On the other side of the coin, we don’t like lawyers because our aggregate experience with them is negative. We often don’t know what lawyers are talking about – they talk in language with which we are not quite familiar and often make us feel inadequate.
Lawyers seem to make piles of money for doing even the smallest thing, which we suspect their secretaries actually do for them in five minutes.
So any negative anecdotes we hear about lawyers aren’t overlooked but rather are accepted, intensifying our already jaded view of them.
I realize this is an extremely simple and unfair characterization of lawyers, but people’s low opinion of lawyers, right or wrong, is based on their aggregate experience with them regardless of how limited that experience is.
So what about teachers?
Those who work in schools generally have a positive aggregate of experience with schools. They have seen enough of the positive things that go on in schools. This allows them to discount anecdotal school horror stories as anomalies rather than rule.
But what is most people’s aggregate experience with teachers?
First, we all went school for 13 years so we all know all about school and teachers. We all had difficulties, and we remember the crabby teacher(s) who were bossy, or embarrassed us. Teachers corrected us, often ineffectively. We were young and our perceptions were intense, magnified by youthful insecurities.
We left school with some residual resentment, and we went about our business, got a taste of a competitive world. Our aggregate perceptions of school and teachers were those of a child transferred to our adult minds.
Then we had our own children and they went to school, and don’t you know, they had similar difficulties in school, sometimes coming home in tears, experiencing an intransigent teacher who seemed to make little attempt to appreciate that special thing about our child. Our hearts bled for our child and our almost forgotten frustrations bubble up.
As parents, when we did go to our child’s school, we saw some teachers yell at kids. We saw rules and subjugation, just like we experienced.
And we saw other children behaving badly and seemingly not being disciplined.
We saw meaningless reams of homework, we saw our child excluded from a group or activity and felt our expressed concerns glossed over.
The only time we heard from the school was when our child was in trouble. We often felt our parenting was being questioned and that we were supposed to fix a problem that it seemed to us wasn’t our child’s fault.
As parents. we saw needy children that couldn’t read or write, even by high school, and we couldn’t help feeling that school is less rigorous that it was when we were in school, not realizing that when we were in school there were likely just as many non readers as there are now, we were just too young and self consumed to notice.
We bore these frustrations, hoping that our child would benefit from the overall experience of school.
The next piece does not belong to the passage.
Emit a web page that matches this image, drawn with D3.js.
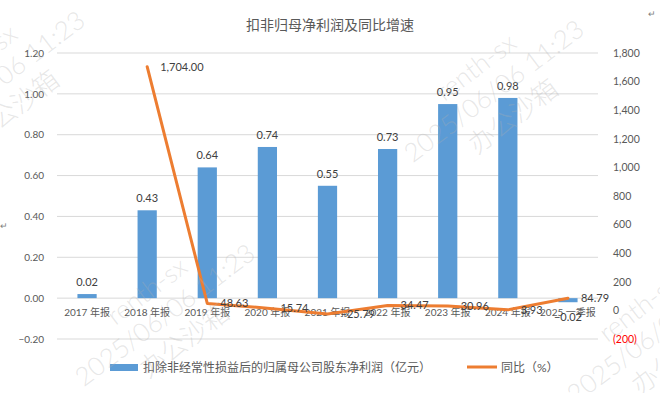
<!DOCTYPE html>
<html>
<head>
    <meta charset="UTF-8">
    <title>扣非归母净利润及同比增速</title>
    <style>
        body { margin: 0; background: #fff; }
        text { font-family: Lato, "Noto Sans CJK SC", sans-serif; }
    </style>
</head>
<body>
    <div id="app"></div>

    <script src="https://d3js.org/d3.v7.min.js"></script>
    <script>
        let categories = ['2017 年报', '2018 年报', '2019 年报', '2020 年报', '2021 年报',
            '2022 年报', '2023 年报', '2024 年报', '2025 一季报']
        let profit = [0.02, 0.43, 0.64, 0.74, 0.55, 0.73, 0.95, 0.98, -0.02]
        let growth = [null, 1704.00, 48.63, 15.74, -25.79, 34.47, 30.96, 3.93, 84.79]
        let leftTicks = [-0.2, 0, 0.2, 0.4, 0.6, 0.8, 1.0, 1.2]
        let rightTicks = [-200, 0, 200, 400, 600, 800, 1000, 1200, 1400, 1600, 1800]

        let W = 660
        let H = 393
        let plotL = 57, plotR = 598, plotT = 53, plotB = 339
        let blue = '#5b9bd5'
        let orange = '#ed7d31'

        let svg = d3.select('#app').append('svg')
        .attr('width', W)
        .attr('height', H)

        let x = d3.scaleBand()
        .domain(categories)
        .range([plotL, plotR])
        .paddingInner(0.68)
        .paddingOuter(0.34)

        let yL = d3.scaleLinear().domain([-0.2, 1.2]).range([plotB, plotT])
        let yR = d3.scaleLinear().domain([-200, 1800]).range([plotB, plotT])
        let cx = c => x(c) + x.bandwidth() / 2

        // title
        svg.append('text')
        .attr('x', 330).attr('y', 30)
        .attr('text-anchor', 'middle')
        .attr('font-size', 14)
        .attr('fill', '#595959')
        .text('扣非归母净利润及同比增速')

        // gridlines
        svg.append('g').selectAll('line')
        .data(leftTicks).enter()
        .append('line')
        .attr('x1', plotL).attr('x2', plotR)
        .attr('y1', d => yL(d)).attr('y2', d => yL(d))
        .attr('stroke', '#d9d9d9')
        .attr('stroke-width', 1)

        // left axis
        let axL = svg.append('g')
        .attr('transform', 'translate(' + (plotL - 10) + ',0)')
        .call(d3.axisLeft(yL).tickValues(leftTicks).tickFormat(d3.format('.2f')).tickSize(0))
        axL.select('.domain').remove()
        axL.selectAll('text').attr('font-size', 10).attr('fill', '#595959')
        .attr('font-family', 'Lato, "Noto Sans CJK SC", sans-serif')

        // right axis
        let axR = svg.append('g')
        .attr('transform', 'translate(' + (plotR + 12) + ',0)')
        .call(d3.axisRight(yR).tickValues(rightTicks)
            .tickFormat(d => d < 0 ? '(' + d3.format(',')(-d) + ')' : d3.format(',')(d))
            .tickSize(0))
        axR.select('.domain').remove()
        axR.selectAll('text').attr('font-size', 10.5)
        .attr('fill', d => d < 0 ? '#ff0000' : '#595959')
        .attr('font-family', 'Lato, "Noto Sans CJK SC", sans-serif')

        // bars
        svg.append('g').selectAll('rect')
        .data(profit).enter()
        .append('rect')
        .attr('x', (d, i) => x(categories[i]))
        .attr('width', x.bandwidth())
        .attr('y', d => Math.min(yL(d), yL(0)))
        .attr('height', d => Math.abs(yL(d) - yL(0)))
        .attr('fill', blue)

        // x labels
        svg.append('g').selectAll('text')
        .data(categories).enter()
        .append('text')
        .attr('x', d => cx(d))
        .attr('y', 316)
        .attr('text-anchor', 'middle')
        .attr('font-size', 10)
        .attr('fill', '#595959')
        .text(d => d)

        // bar labels
        svg.append('g').selectAll('text')
        .data(profit).enter()
        .append('text')
        .attr('x', (d, i) => cx(categories[i]))
        .attr('y', d => d >= 0 ? yL(d) - 8 : yL(d) + 19)
        .attr('text-anchor', 'middle')
        .attr('font-size', 11)
        .attr('fill', '#404040')
        .text(d => d3.format('.2f')(d))

        // line
        let pts = growth.map((v, i) => ({ c: categories[i], v: v })).filter(d => d.v !== null)
        let line = d3.line()
        .x(d => cx(d.c))
        .y(d => yR(d.v))

        svg.append('path')
        .datum(pts)
        .attr('d', line)
        .attr('fill', 'none')
        .attr('stroke', orange)
        .attr('stroke-width', 3)
        .attr('stroke-linejoin', 'round')
        .attr('stroke-linecap', 'round')

        svg.append('g').selectAll('text')
        .data(pts).enter()
        .append('text')
        .attr('x', d => cx(d.c) + 13)
        .attr('y', d => yR(d.v) + 4)
        .attr('font-size', 11)
        .attr('fill', '#404040')
        .text(d => d3.format(',.2f')(d.v))

        // legend
        let lg = svg.append('g')
        lg.append('rect')
        .attr('x', 110).attr('y', 364)
        .attr('width', 28).attr('height', 7)
        .attr('fill', blue)
        lg.append('text')
        .attr('x', 143).attr('y', 372)
        .attr('font-size', 12)
        .attr('fill', '#595959')
        .text('扣除非经常性损益后的归属母公司股东净利润（亿元）')
        lg.append('line')
        .attr('x1', 467).attr('x2', 497)
        .attr('y1', 367).attr('y2', 367)
        .attr('stroke', orange)
        .attr('stroke-width', 3)
        lg.append('text')
        .attr('x', 501).attr('y', 372)
        .attr('font-size', 12)
        .attr('fill', '#595959')
        .text('同比（%）')

        // small return marks
        svg.append('text').attr('x', 0).attr('y', 229)
        .attr('font-size', 9).attr('fill', '#808080').text('↵')
        svg.append('text').attr('x', 648).attr('y', 17)
        .attr('font-size', 9).attr('fill', '#808080').text('↵')

        // watermark
        let marks = [[-5, 82], [494, 91], [165, 315], [657, 332]]
        let wm = svg.append('g').attr('pointer-events', 'none')
        marks.forEach(m => {
        let g = wm.append('g')
        .attr('transform', 'translate(' + m[0] + ',' + m[1] + ') rotate(-37)')
        let lines = [['renth-sx', -30], ['2025/06/06 11:23', 0], ['办公沙箱', 32]]
        lines.forEach(l => {
        g.append('text')
        .attr('x', 0).attr('y', l[1] + 9)
        .attr('text-anchor', 'middle')
        .attr('font-size', 26)
        .attr('font-weight', 300)
        .attr('fill', '#b0b0b0')
        .attr('fill-opacity', 0.3)
        .text(l[0])
        })
        })
    </script>
</body>
</html>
So when contractual bickering continued year after year, our aggregate experience with teachers left many of us predisposed to reject teacher’s demands.
And with all that, apparently success in teaching and learning can’t be accurately measured. We saw teachers continually resist standardized accountability measures. This was frustrating, especially when we remembered some of our teachers who we thought sub standard and yet seem to enjoy invulnerable tenure.
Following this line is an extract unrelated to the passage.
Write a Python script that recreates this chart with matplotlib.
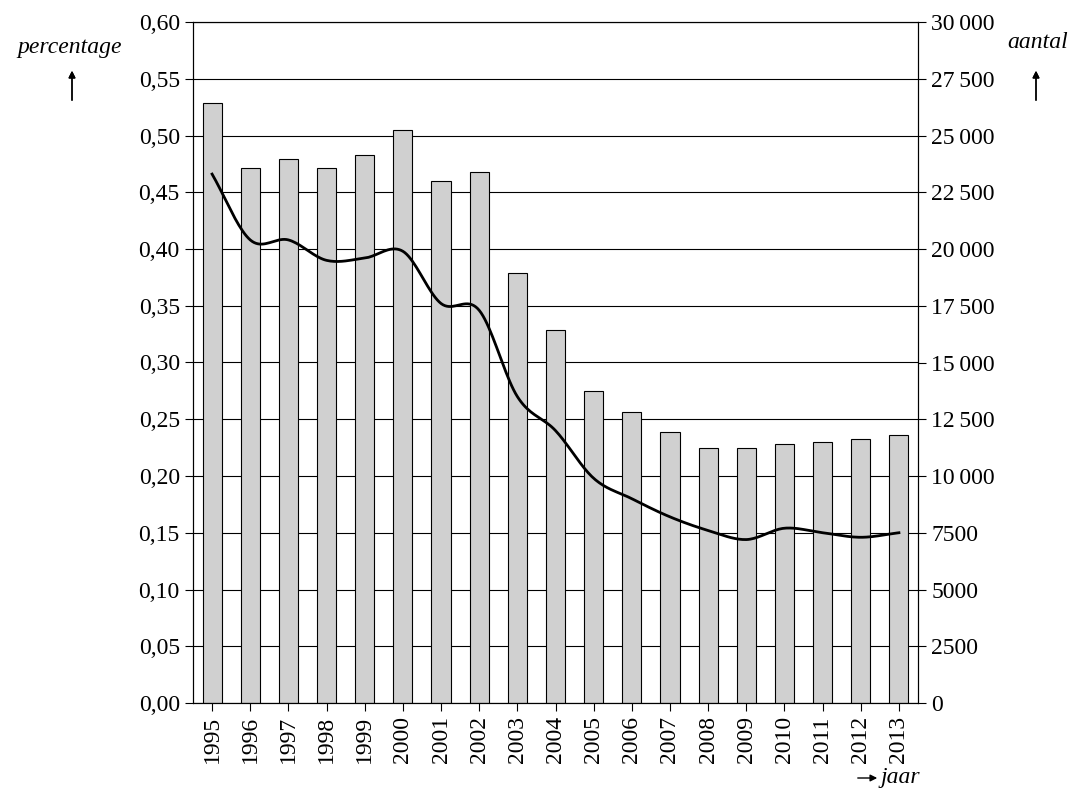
import numpy as np
import matplotlib.pyplot as plt

plt.rcParams['font.family'] = ['Liberation Serif', 'DejaVu Serif']

years = list(range(1995, 2014))
percentage = [0.529, 0.471, 0.479, 0.471, 0.483, 0.505, 0.460, 0.468, 0.379, 0.329,
              0.275, 0.256, 0.239, 0.225, 0.225, 0.228, 0.230, 0.233, 0.236]
aantal = [23300, 20400, 20400, 19500, 19600, 19900, 17600, 17300, 13500, 12000,
          9900, 9000, 8200, 7600, 7200, 7700, 7500, 7300, 7500]


def catmull_rom(x, y, n=20):
    x = np.asarray(x, float)
    y = np.asarray(y, float)
    px = np.concatenate([[2 * x[0] - x[1]], x, [2 * x[-1] - x[-2]]])
    py = np.concatenate([[2 * y[0] - y[1]], y, [2 * y[-1] - y[-2]]])
    xs, ys = [], []
    for i in range(1, len(px) - 2):
        t = np.linspace(0, 1, n, endpoint=False)
        for p, out in ((px, xs), (py, ys)):
            p0, p1, p2, p3 = p[i - 1:i + 3]
            out.extend(0.5 * (2 * p1 + (-p0 + p2) * t + (2 * p0 - 5 * p1 + 4 * p2 - p3) * t ** 2
                              + (-p0 + 3 * p1 - 3 * p2 + p3) * t ** 3))
    xs.append(x[-1])
    ys.append(y[-1])
    return xs, ys


fig = plt.figure(figsize=(10.72, 7.95), dpi=100)
ax = fig.add_axes([193 / 1072, 1 - 703 / 795, 725 / 1072, 681 / 795])
pos = np.arange(len(years))
ax.set_axisbelow(True)
ax.yaxis.grid(True, color='black', linewidth=0.8)
ax.bar(pos, percentage, width=0.5, color='#d0d0d0', edgecolor='black', linewidth=0.8)
ax.set_xlim(-0.5, len(years) - 0.5)
ax.set_ylim(0, 0.6)
yt = np.arange(0, 0.601, 0.05)
ax.set_yticks(yt)
ax.set_yticklabels([f"{v:.2f}".replace('.', ',') for v in yt], fontsize=17)
ax.set_xticks(pos)
ax.set_xticklabels(years, rotation=90, fontsize=17)
ax.tick_params(direction='out', length=6, color='black')

ax2 = ax.twinx()
ax2.set_ylim(0, 30000)
rt = np.arange(0, 30001, 2500)
ax2.set_yticks(rt)
ax2.set_yticklabels([f"{v:,}".replace(',', '\u2009') if v >= 10000 else str(v) for v in rt],
                    fontsize=17)
ax2.tick_params(direction='out', length=6)
sx, sy = catmull_rom(pos, aantal)
ax2.plot(sx, sy, color='black', linewidth=2)

arrow = dict(arrowstyle='-|>', color='black', lw=1, mutation_scale=10)
fig.text(70 / 1072, 1 - 48 / 795, 'percentage', style='italic', fontsize=17, ha='center', va='center')
fig.text(1038 / 1072, 1 - 42 / 795, 'aantal', style='italic', fontsize=17, ha='center', va='center')
for xp in (72, 1036):
    fig.add_artist(plt.annotate('', xy=(xp / 1072, 1 - 68 / 795), xytext=(xp / 1072, 1 - 103 / 795),
                                xycoords='figure fraction', arrowprops=arrow))
plt.annotate('', xy=(880 / 1072, 1 - 778 / 795), xytext=(855 / 1072, 1 - 778 / 795),
             xycoords='figure fraction', arrowprops=arrow)
fig.text(900 / 1072, 1 - 778 / 795, 'jaar', style='italic', fontsize=17, ha='center', va='center')

fig.savefig('out.png')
We saw teachers go on strike no matter who the government was.
There seemed no way of getting rid of ineffective teachers and we blamed the union for protecting them and insisting they get a raise.
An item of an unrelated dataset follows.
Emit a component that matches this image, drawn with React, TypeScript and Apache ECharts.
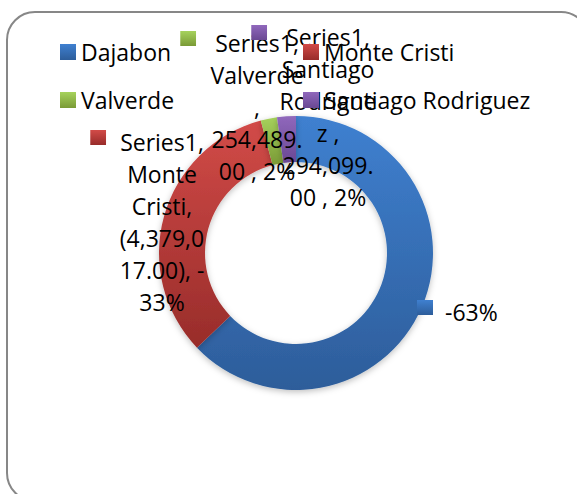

In short, most of us haven’t had enough positive experiences with schools and teachers to overwhelm our personal experiences and anecdotal stories about them.
Once our negative experiences with a group outweigh our positive experiences, we add each negative remark to the quiver of arrows we shoot at them; in line at the supermarket or online on Twitter.
If our aggregate experience with teachers is negative, why is it that the “B.C.T.F.” get almost all the criticism and anger rather than “teachers”? After all they represent teachers don’t they? Why do we hurl invectives at the “B.C.T.F.” rather than at “teachers”?
Again, it’s aggregate experience. Although our aggregate experience with teachers may be negative, our perceptions have all been somewhat inoculated. We all know hard working and caring teachers who are difficult to criticize.
But our aggregate experience with the B.C.T.F. the negotiating arm of the teachers,is and can be totally negative. So we vilify the scapegoat B.C.T.F. without having to criticize individual teachers.
We get angry that the “B.C.T.F.” perennially disagrees with almost everything their employer offers and their negotiations with government always end in back to work legislation or job action. We hate that they always seem to complain about underfunding and working conditions, year after year.
We hear from the media about how “militant” the B.C.T.F. is, how they can’t negotiate with any government and how they don’t like resource development or BC Liberals, and how they use children as pawns for their own greedy purposes.
We absorb each negative slight heaped on the “B.C.T.F.” because our aggregate experience with schools is not positive enough to allow us to analyze criticisms through a prism of respect as we might for a firefighter, nurse, or cop.
And we can focus our anger on the B.C.T.F. without having to hate good old Mrs. Switz at the local school, who we know to be kind, caring and hard working.
Government representatives speak rhapsodically about teachers and harshly about the unreasonable B.C.T.F., simultaneously providing a scapegoat for B.C.’s education woes and deflecting attention from demonstrable education underfunding and Supreme Court censure.
The media, who have long ago forgotten about bargaining issues, find it easier and more sexy to pile on the B.C.T.F., the lightning rod for our frustration with the discord in our education system.
And so now the vilification of the B.C.T.F is a universal sport. Educational issues are forgotten and instead, we spend our time discussing the shortcomings of the B.C.T.F., it’s leaders and its strategies.
Even some teachers, all of whom know the system has been serially and dangerously underfunded, have been unable to stay off the B.C.T.F, bashing bandwagon in a futile attempt to stem the tide of public anger towards teachers.
Why are we so angry with the B.C.T.F.?
We are slaves to our aggregate experience.
And we mistakenly think our aggregate experience with schools, born of personal youthful memories and snippets of stressful times in our child’s development, are sufficient data for us to effectively judge the efficacy of teachers and schools.